Last summer in Sicily, above the town of Palazzolo Acreide, in the Province of Syracuse, we found ourselves at the site of the ancient Greek city of Akrai. Nowadays a collection of stones, still being excavated, and the quarries from which they came, later occupied as cave homes and catacombs.
Beyond the church of the Immacolata a road continues westwards up to the entrance to the remains of ancient Greek Akrai. It is a well-kept site, with signposted pathways offering splendid views over the area and its surroundings. The path from the ticket booth leads past a long stretch of the decumanus, the main street, constructed in basalt and later altered by the Romans. A gap in the dry-stone wall to the left takes you to the small theatre (seating for 600), built in the late 3rd century BC, which is well preserved and now used regularly in spring for Greek drama presented by school students…
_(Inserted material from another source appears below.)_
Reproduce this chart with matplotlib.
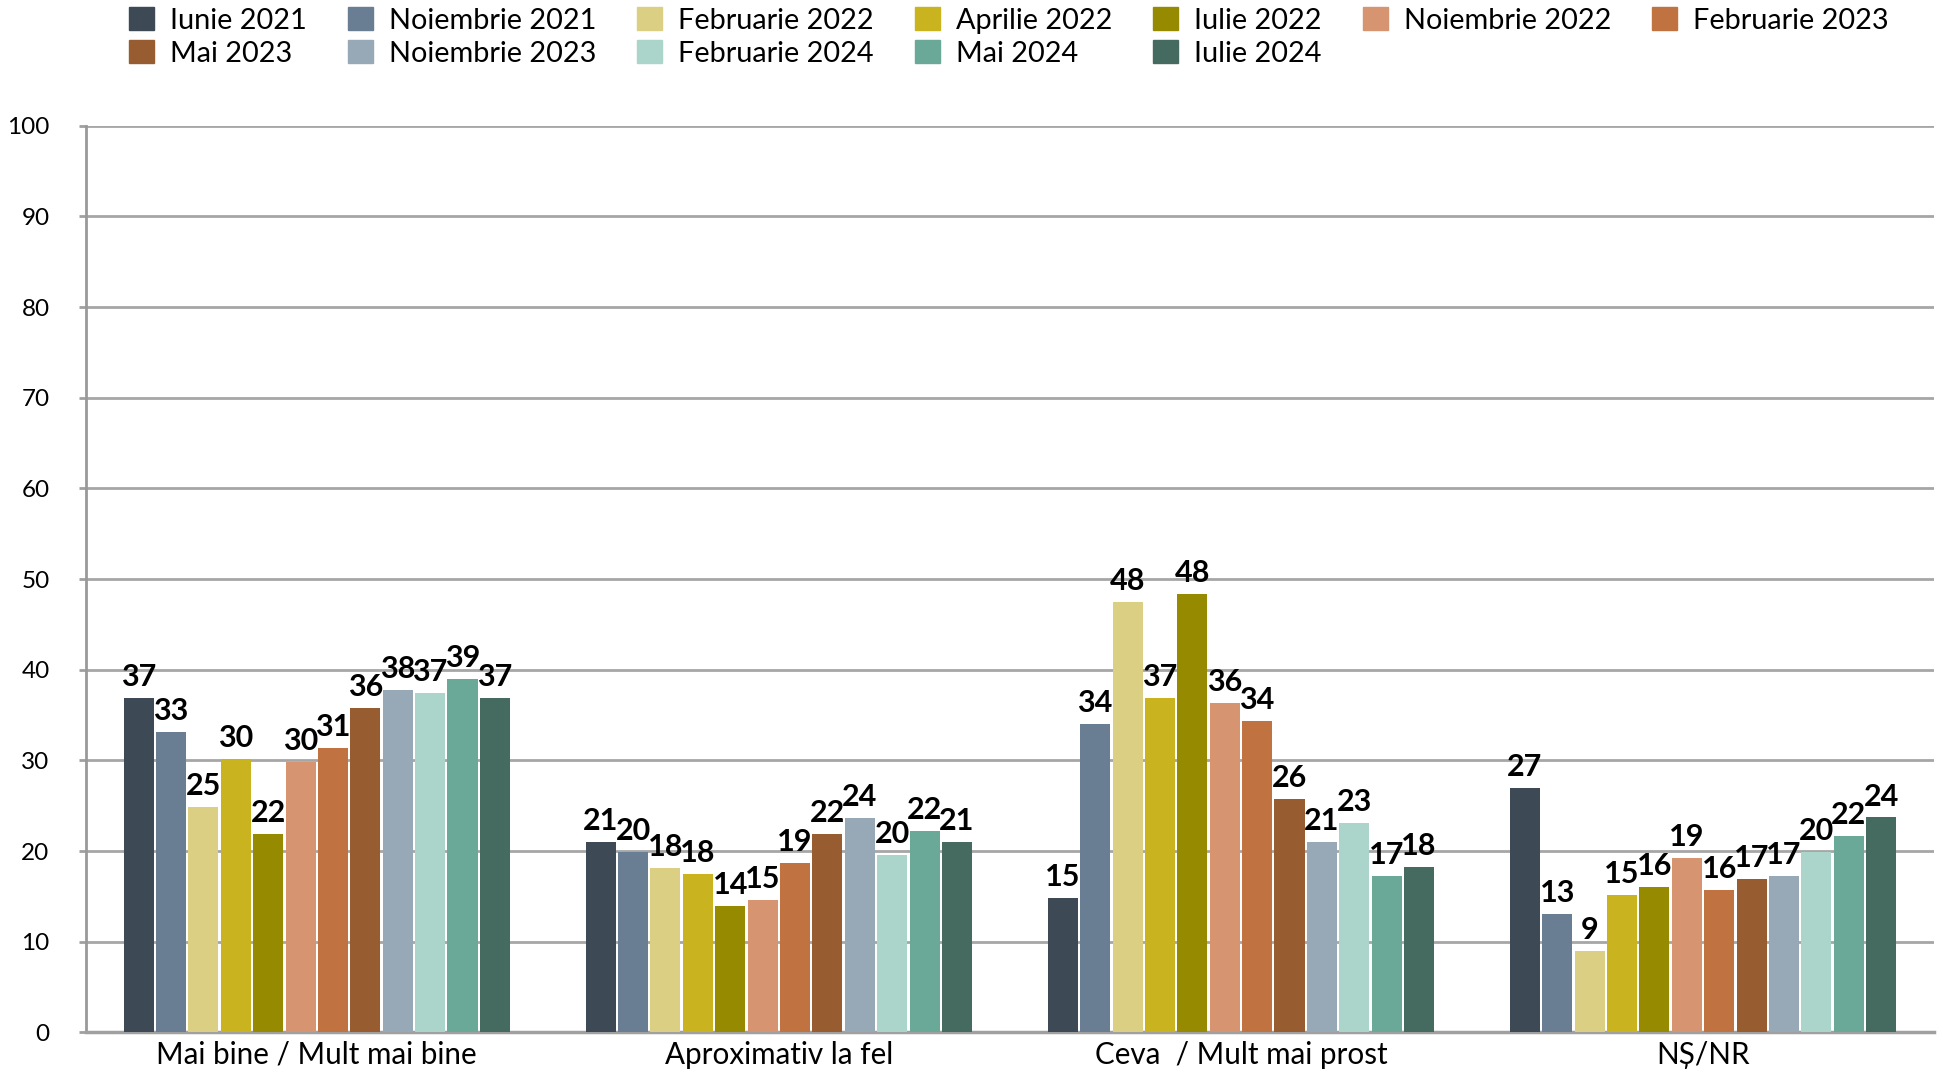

To the left of the theatre various paths lead to two stone quarries with traces of a heroic cult and of later Christian occupation. The path furthest from the theatre leads to the small site antiquarium, across from which niches can be seen in the quarry face (they were formerly closed with commemorative plaques carved with reliefs and inscriptions) and an interesting funerary bas-relief of c.200BC, showing a complicated scene in which a warrior is making a sacrifice and two adults recline on a couch. Further on from the relief are extensive Byzantine catacombs carved into the rock, some of which were adapted by the Arabs as dwellings. The larger family chapels are decorated with unusual lattice-work transennae.
The path closest to the theatre leads into a quarry in which a smaller network of Byzantine catacombs can be visited. The middle path curves up to the highest point of the site, from which the views are magnificent. A fenced-off area contains the foundations of a peristyle temple of Aphrodite (6th century BC) and the foundations of a number of cult buildings, possibly from an adjacent sanctuary of Demeter. From here another path drops down towards the entrance, passing on the left a second sanctuary (probably dedicated to Persephone), of 3rd-century date. It contained a circular temple covered by a cupola with a circular opening in the centre, supported on girders of terracotta (no longer in situ, but preserved): the holes for them are visible in the walls and the pavement survives.
A nice collection of ancient wheelbarrows
A figleaf-shaded cave house
It’s always nice to be invited in
I can show myself around
Excuse me if I get lost for a while
Watch out for the spider at the centre of the labyrinth, the keeper of the threads, the spinner of yarns, the dreamweaver, wayfinder, trailblazer, spiraldancer, underground guardian of the cavelight website.
It often seems like the whole of subterranean Sicily is perforated with an endless maze of hand-carved rock tunnels, excavations and reoccupations of Mother Earth, from which to be repeatedly reborn.
Navel
Inside
Outside
Navel
The quarries are called the Intagliata and the Intagliatella.
The rock face is carved with countless niches, where small votive paintings or pinakes were hung.
An ancient bas-relief carving depicting a ‘sacrificial feast’.
I carve therefore I am
I am therefore I carve
A tray of freshly gleaned pottery shards
One of the first scholars to identify the site of the lost city was a Sicilian monk Tommaso Fazello (1498–1570). Subsequently others showed interest in the site, especially baron Gabriele Judica, who undertook the first archaeological excavations at the site in the early 19th century and described his findings in the book Le antichità di Acre (The Antiquities of Akrai), published in 1819. Unearthed monuments were described also by German scholar Julius Schubring. In the 20th century Akrai had been investigated by various scholars including father-founder of Sicilian archaeology Paolo Orsi (at the beginning of the 20th century), Luigi Bernabò Brea (in the 50s), Giuseppe Voza (in the 70s) and Maria Musumeci with Lorenzo Guzzardi (in the 90s). Excavations of the archaic city have revealed a theatre which is relatively small but was very well reconstructed. There are two stone quarries known as Intagliata and Intagliatella that were used as catacombs and dwellings in the late Antiquity. On the flat area above Intagliata are the foundation stones of the Aphrodision, the temple of Aphrodite, erected in the mid-6th century BC. At the western end of the site is the Bouleuterion, where the city council met. East of the hill are the Feral Temples, dedicated to the cult of the dead. Most of the researches that had been undertaken in the XXth century brought into light public architecture. Currently, the image of life in Akrai is being fulfilled by the results of researches on the residential part of the city. Greek and Roman houses have been discovered recently by a Polish mission from the University of Warsaw led by professor Roksana Chowaniec.
A panorama of Akrai
I’m looking for clues, listening to lichens, talking to lizards, watching the holes, sniffing the stones.